Contemporary dance company Liss Fain Dance announced that it will present two World Premieres both inspired by literary works, for its Home Season 2010. Director Liss Fain was drawn to Per Petterson’s Out Stealing Horses for How it Ends; and she selected the title for the other work Speak of Familiar Things from the poem Debris of Life and Mind by Wallace Stevens. Performances take place June 17, 18 and 19 at the Novellus Theater in Yerba Buena Center for the Arts.
“Speak of Familiar Things is about change, both unexpected and deliberate, and its aftermath,” Fain stated. “It also examines the pleasure of the new and the longing for the familiar, particularly when metamorphosis creates discomfort or shifting perspectives. The dance is comprised of solos and small group sections.”
The dance is set to a commissioned score by Bay Area composer Dan Wool, formerly of the San Francisco-based rock band, Pray for Rain, and best-known today as a soundtrack composer. Repo Man director Alex Cox heard a demo tape and asked the group to record Wool’s instrumental score for the now classic cult-film Sid and Nancy. Wool has since contributed to an eclectic array of projects. From the guitar-driven score for Cox’s take on spaghetti-westerns, Straight to Hell, to Daniel Lee’s minimalist, Journeyman, he has demonstrated an ability to enhance the visual story while creating stylistically distinct scores for each project undertaken. He has invented scores that embrace everything from boozy Mambo (Since You’ve Been Gone) to funked-out goofiness (Car 54 Where Are You) and melancholy heroism (Roadside Prophets). His has also created distinctive musical scores for a variety of media, including the feature film Searchers 2.0, the BBC documentary 5 Westerns, and music for major domestic and international advertising campaigns.
How It Ends was inspired by Per Petterson’s coming of age novel, Out Stealing Horses about the events of a pivotal summer as remembered by a boy in adulthood. The dance is about the naïveté and energy that compels action and then self-reflection, boldness and rumination. The scores range from high-energy percussion to minimalist strings with text and liturgical choral music.
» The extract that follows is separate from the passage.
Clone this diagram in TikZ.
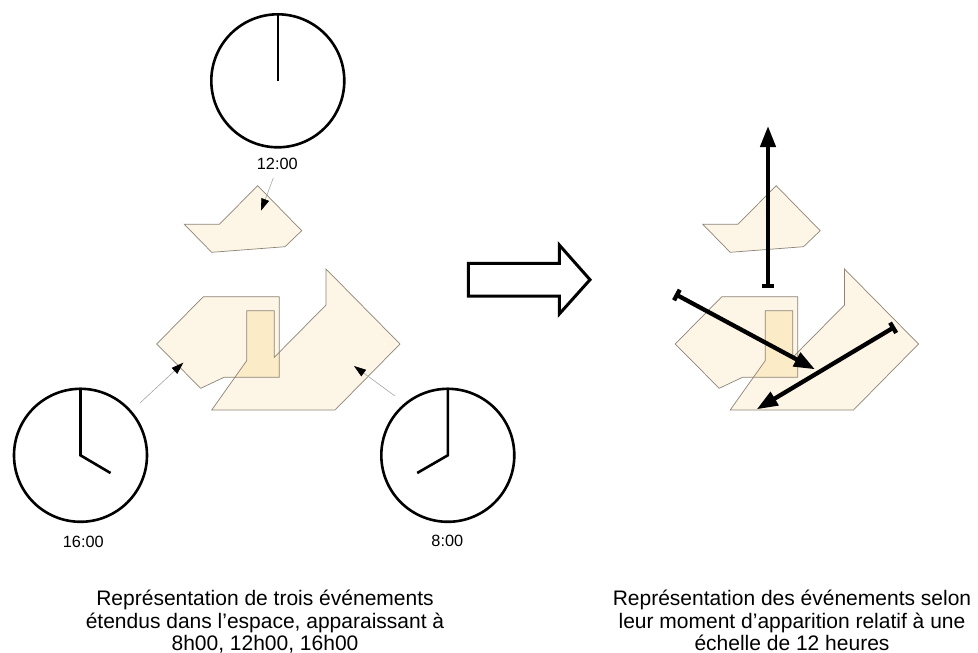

Fain chose the music for How it Ends with contrasts in driving energy, introspection, anxiety and calm, and set the work in four distinct segments to four separate pieces by Iannnis Xenakis, John Tavener and Marcos Balter.
Dancers in the company roster for these performances are Brendan Barthels, Jennifer Beamer Fernandez, Mira Cook, Jeremiah Crank, Shannon Kurashige, Alec Lytton, and Bethany Mitchell.
“A choreographer who takes the chances…that matter” (Voice of Dance), Liss Fain creates abstract contemporary dance pieces expanding the performance parameters by presenting original works that integrate the ideas and designs of artists from other disciplines. Since founding her company in 1989, she has created more than 40 new works, and has collaborated with film-makers, visual designers, musicians and technologists on projects that have toured both nationally and internationally.
Since 2007, LFD has performed at festivals in Poland and Belarus and in St. Petersburg, Russia. In 2006 the company appeared daily at Southside Theater in Edinburgh during a three-week residency as part of the Edinburgh Festival Fringe. The company is committed to artistic cross-cultural exchanges through performances, workshops, and master classes that contribute to mutual understanding and respect between citizens from different countries and cultures. International appearances have been sponsored U.S. Embassies in host countries, the Open Look Festival, Trust for Mutual Understanding, USAI, Silesian Dance Festival, and International Dance Forum.
Recent and upcoming tours in the U.S. include performances at Cerritos Center for the Performing Arts, Jacob’s Pillow Dance Festival, and California State Summer School of the Arts, as well as at Harvard University, MIT, University of Massachusetts, Colby College and Clark University; Theater Artaud, Cowell Theater, Julia Morgan Center for the Arts, the International Computer Music Conference, and the Mountain View Center for the Performing Arts.
LFD is one of only four American companies invited to perform this August at the Internationale Tanzmesse NRW, in Düsseldorf, Germany. A leading global marketplace and festival platform for contemporary dance, Tansmesse’s five-day festival will offer some 35 performances and events from 53 artists representing 25 countries. LFD will attend as part of the American delegation hosted by Dance/USA, the national service organization for American dance companies. The company will perform the acclaimed full company piece Unknown Land.